Yii Active Record And Mysql Foreign Keys

I’ve done most of my database programming with MySQL MyISAM tables. As I’m taking up Yii for the first time, I’m also making the leap to InnoDB tables.

I might not be understanding Foreign Key constraints. Or, at least, with Yii Active Record, I’m seeing “cannot delete parent row” errors that I don’t think I should be seeing.

Suppose I am importing sales data and saving it in the database. One of the imported items is the agent who made the sale. I created a second table (normalization) to hold the agent name, and the sales table stores the row id of that agent.

The agent table might look like this:

id, auto increment primary key

agent_name, varchar(255)

I then set up the sale table to look like this:

id, auto increment primary key

…various columns of sale data…

t_agent_id, int not null

ADD CONSTRAINT fk_sale_agent_id FOREIGN KEY (t_agent_id) REFERENCES agent (id) ON DELETE NO ACTION ON UPDATE NO ACTION

So, in the sale table, I could have many sales which all reference the same agent who made the sale.

The models and crud and views all look like the correct relationships are set up as generated by gii with giix extension.

It seems to me that I should be able to delete a row of the sale table without deleting the referenced agent row. After all, that agent could have hundreds of sales, and I ought to be able to delete one of those sales without deleting the agent.

That’s where I get an error message to the effect that I can’t delete the parent row because of the foreign key constraint. I apologize for being vague here: I was trying all sorts of things trying to understand what the issue was, and I’m not totally clear on what caused what.

My solution, so far, has been to simply delete the foreign keys. The generated code keeps the relationship, so joins still work automatically. Nice! However, my solution is obviously WRONG. You can’t fix an integrity problem by removing the integrity check!

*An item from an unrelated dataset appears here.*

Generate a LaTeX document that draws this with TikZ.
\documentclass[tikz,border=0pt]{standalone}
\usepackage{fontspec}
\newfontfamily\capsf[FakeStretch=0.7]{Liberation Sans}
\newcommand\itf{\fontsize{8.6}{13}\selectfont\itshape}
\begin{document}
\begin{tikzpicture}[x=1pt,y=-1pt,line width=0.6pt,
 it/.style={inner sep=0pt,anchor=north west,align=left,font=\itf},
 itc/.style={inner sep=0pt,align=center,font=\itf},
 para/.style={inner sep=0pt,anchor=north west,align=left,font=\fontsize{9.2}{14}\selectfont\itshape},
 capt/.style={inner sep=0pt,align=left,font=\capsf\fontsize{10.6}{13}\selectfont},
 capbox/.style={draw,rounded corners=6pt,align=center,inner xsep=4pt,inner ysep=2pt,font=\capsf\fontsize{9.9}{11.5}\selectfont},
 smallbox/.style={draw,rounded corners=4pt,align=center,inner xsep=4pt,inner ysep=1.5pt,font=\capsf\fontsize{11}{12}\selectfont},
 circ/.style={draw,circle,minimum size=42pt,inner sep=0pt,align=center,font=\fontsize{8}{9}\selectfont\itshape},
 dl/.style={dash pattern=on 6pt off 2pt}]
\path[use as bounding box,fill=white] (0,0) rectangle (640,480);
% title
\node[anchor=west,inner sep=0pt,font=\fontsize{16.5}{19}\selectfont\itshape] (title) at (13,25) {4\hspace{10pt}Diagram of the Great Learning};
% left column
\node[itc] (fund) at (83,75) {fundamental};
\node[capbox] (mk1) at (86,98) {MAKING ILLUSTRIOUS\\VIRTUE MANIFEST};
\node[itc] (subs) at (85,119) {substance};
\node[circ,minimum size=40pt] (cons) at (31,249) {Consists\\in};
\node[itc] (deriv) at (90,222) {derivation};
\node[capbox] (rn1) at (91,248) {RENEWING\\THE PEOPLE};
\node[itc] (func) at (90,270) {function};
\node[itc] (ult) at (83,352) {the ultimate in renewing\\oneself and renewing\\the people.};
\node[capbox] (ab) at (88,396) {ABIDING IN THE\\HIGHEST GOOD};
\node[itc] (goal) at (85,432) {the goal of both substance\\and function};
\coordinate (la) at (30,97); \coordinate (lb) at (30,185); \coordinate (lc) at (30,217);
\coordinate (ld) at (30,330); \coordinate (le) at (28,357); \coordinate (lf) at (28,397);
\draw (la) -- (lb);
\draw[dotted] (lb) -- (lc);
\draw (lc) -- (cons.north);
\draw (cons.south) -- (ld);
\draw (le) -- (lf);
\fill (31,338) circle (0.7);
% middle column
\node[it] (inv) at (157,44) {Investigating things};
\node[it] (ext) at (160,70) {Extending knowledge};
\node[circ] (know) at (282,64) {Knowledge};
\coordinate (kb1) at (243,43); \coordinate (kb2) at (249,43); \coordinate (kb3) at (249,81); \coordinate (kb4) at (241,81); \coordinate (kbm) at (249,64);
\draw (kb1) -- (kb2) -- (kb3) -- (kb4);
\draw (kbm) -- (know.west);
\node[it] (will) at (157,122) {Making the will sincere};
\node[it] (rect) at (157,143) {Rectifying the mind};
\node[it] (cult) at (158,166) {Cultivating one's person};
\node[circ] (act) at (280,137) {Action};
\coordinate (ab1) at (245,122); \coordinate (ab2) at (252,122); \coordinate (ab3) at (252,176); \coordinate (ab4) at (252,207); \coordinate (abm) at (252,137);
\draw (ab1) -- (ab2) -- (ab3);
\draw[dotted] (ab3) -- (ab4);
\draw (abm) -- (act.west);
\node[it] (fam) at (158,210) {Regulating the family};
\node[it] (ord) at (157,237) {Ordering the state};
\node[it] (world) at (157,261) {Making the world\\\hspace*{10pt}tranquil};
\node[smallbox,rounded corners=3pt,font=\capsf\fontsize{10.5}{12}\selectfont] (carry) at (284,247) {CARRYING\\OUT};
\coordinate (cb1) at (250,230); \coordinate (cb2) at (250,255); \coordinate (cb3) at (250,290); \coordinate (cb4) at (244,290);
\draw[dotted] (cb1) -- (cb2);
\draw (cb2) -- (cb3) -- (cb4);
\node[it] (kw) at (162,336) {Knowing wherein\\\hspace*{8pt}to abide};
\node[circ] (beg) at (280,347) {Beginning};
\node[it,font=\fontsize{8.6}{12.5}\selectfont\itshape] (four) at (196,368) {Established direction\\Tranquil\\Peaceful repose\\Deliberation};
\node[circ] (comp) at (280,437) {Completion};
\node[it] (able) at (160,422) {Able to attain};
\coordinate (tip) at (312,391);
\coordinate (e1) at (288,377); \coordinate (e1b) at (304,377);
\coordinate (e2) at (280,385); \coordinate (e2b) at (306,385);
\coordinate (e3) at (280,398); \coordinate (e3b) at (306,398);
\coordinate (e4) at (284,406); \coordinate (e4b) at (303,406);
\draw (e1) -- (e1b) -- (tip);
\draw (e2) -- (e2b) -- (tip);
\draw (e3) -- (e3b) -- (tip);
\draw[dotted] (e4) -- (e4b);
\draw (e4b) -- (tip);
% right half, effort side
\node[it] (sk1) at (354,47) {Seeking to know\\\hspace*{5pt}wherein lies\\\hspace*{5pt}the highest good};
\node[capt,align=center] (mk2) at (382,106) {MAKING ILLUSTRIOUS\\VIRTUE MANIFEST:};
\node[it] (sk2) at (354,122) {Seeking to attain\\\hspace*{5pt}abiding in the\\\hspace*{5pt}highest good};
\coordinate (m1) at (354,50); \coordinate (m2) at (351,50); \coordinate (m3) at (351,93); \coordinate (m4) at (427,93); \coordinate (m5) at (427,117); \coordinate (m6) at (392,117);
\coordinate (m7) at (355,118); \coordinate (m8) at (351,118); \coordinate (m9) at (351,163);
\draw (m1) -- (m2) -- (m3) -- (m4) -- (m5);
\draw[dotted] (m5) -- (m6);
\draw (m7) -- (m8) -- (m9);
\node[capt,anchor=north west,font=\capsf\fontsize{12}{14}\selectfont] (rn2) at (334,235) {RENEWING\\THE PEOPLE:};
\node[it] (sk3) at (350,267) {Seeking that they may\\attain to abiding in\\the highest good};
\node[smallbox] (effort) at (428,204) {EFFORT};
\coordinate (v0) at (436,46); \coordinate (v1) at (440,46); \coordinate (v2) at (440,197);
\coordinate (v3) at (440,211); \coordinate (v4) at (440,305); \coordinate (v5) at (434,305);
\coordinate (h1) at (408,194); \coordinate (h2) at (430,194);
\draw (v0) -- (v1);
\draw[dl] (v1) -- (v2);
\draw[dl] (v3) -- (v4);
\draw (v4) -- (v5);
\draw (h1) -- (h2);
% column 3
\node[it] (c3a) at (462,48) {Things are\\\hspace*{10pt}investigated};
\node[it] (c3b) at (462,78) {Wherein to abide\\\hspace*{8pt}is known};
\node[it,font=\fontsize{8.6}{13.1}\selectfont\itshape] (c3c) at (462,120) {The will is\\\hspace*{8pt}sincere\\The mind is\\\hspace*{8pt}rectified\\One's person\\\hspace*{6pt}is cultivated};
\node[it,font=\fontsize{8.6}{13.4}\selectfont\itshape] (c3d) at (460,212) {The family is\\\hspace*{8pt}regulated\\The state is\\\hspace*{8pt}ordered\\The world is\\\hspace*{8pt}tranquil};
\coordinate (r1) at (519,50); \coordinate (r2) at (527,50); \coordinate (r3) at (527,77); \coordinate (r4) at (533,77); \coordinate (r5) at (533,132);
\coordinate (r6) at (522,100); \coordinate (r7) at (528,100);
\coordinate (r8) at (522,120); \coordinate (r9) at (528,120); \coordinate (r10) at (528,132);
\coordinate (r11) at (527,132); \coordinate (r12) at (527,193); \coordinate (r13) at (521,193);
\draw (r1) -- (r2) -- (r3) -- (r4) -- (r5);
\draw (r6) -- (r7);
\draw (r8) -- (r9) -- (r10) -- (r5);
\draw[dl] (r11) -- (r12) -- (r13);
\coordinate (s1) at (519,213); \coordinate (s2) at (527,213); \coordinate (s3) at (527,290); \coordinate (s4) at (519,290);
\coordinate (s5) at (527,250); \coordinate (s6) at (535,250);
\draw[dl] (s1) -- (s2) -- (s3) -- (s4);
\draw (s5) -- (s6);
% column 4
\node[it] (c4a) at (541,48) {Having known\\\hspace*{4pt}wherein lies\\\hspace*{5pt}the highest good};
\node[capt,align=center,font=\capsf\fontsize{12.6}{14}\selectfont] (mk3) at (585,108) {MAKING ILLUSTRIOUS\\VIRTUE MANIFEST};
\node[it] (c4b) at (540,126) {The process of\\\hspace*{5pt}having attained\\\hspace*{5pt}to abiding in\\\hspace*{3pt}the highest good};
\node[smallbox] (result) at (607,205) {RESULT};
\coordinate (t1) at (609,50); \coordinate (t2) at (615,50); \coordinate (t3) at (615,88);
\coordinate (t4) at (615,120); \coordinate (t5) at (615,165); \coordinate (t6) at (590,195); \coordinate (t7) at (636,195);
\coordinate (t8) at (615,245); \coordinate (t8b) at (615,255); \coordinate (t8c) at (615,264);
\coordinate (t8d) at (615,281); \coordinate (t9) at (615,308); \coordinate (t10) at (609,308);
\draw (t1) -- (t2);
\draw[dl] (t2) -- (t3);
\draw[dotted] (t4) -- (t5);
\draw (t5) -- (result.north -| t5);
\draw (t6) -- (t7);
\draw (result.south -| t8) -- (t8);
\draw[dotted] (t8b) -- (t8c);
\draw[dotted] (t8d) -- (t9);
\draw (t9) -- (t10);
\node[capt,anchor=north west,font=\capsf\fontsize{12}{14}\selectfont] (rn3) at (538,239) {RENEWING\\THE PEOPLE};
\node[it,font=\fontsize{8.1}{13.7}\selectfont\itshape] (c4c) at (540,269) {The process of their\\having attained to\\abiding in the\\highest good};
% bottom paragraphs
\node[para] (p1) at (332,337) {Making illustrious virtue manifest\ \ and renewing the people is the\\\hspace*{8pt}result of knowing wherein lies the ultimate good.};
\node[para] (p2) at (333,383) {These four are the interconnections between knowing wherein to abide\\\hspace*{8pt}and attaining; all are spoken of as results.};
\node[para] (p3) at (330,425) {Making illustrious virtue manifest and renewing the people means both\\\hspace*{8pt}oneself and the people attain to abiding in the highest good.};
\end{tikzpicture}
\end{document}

I established a foreign key expressing a many-to-one relationship, because on the view showing the sale, I want it to follow the table join to display the agent name.

I’ve done a fair amount of searching documentation and tutorials, and I can’t find an answer that makes sense in setting up this relationship.

Some answers imply that I have it backwards. In other words, the foreign key should be attached to the agent table expressing a one-to-many relationship to the sale table. Is that the right answer, and can gii then reverse-engineer the sale model/view to follow the agent id to the agent name?

Some answers imply that I should have foreign key constraints on both tables, pointing to each other. Intuitively, to me, that does not make sense.

To summarize, my situation is this:

  1. As part of standard normalization, I took a repeating data item and put it in a second table. I then point to the item by placing the value of that row’s primary key in the first table. (I’m doing this many times with a few dozen tables, but if I can do this correctly for two tables, I can do it for the rest.)

  2. I am expressing the relationships via InnoDB Foreign Keys. This is my first time working with foreign keys in MySQL, and there is very likely something here which I’m not understanding.

  3. I am expecting Yii generated code to take this all in, and have everything hang together as intended. So far this part is looking good.

  4. I get the concept of cascading deletes, but I’m specifying ON DELETE NO ACTION. It makes no sense for the deletion of one sale row to delete the agent row. This, again, warns me that I might have the whole arrangement backward.

Hmm… let me take it one step further. I really have a web of interconnected tables.

Suppose I have both a sale table, and a commissions-paid table, which both point to the agent table. Both sales, and commissions, are attached to a specific agent, and that agent has a row in the agent table.

The way I have it now, the sale table has a foreign key pointing to the agent table, and the commission table also has a foreign key pointing to the agent table.

Should I have it the other way around? That is, the agent table should have two foreign keys, one pointing to the sale table and one pointing to the commission table? Then it would make sense for the constraint to specify something like ON UPDATE SET NULL (which I believe means set the item in the other table to null when deleting the row of this table).

And, if I set it up that way, can the model/crud generators for the sale table figure out the sale table’s relation to the agent table, even though the foreign key is attached to the agent table?

Thanks for any help or links to documentation you can suggest!

Ed Barnard

Cannon Falls Minnesota

Sorry didn’t read the whole post, but seems like you got it wrong.

In your case

FOREIGN KEY (t_agent_id) REFERENCES agent (id) ON DELETE NO ACTION ON UPDATE NO ACTION

should be

FOREIGN KEY (t_agent_id) REFERENCES agent (id) ON DELETE SET NULL (or ON DELETE CASCADE, depending on your logic).

The thing is, if referenced record is deleted, you have to maintain data integrity somehow. FK pointing to non-existing record is very, very bad. So you either set it to null (this means that the agent is unknown yet, and probably will be set in the future) or you delete the whole record (in case when your record must not exist without agent set).

Speaking about Yii and FKs… Well, it’s hard to say. Sometimes it’s better not to use DB FK constraints and use Yii’s before/afterDelete hooks, especially when there’s a lot of business logic attached.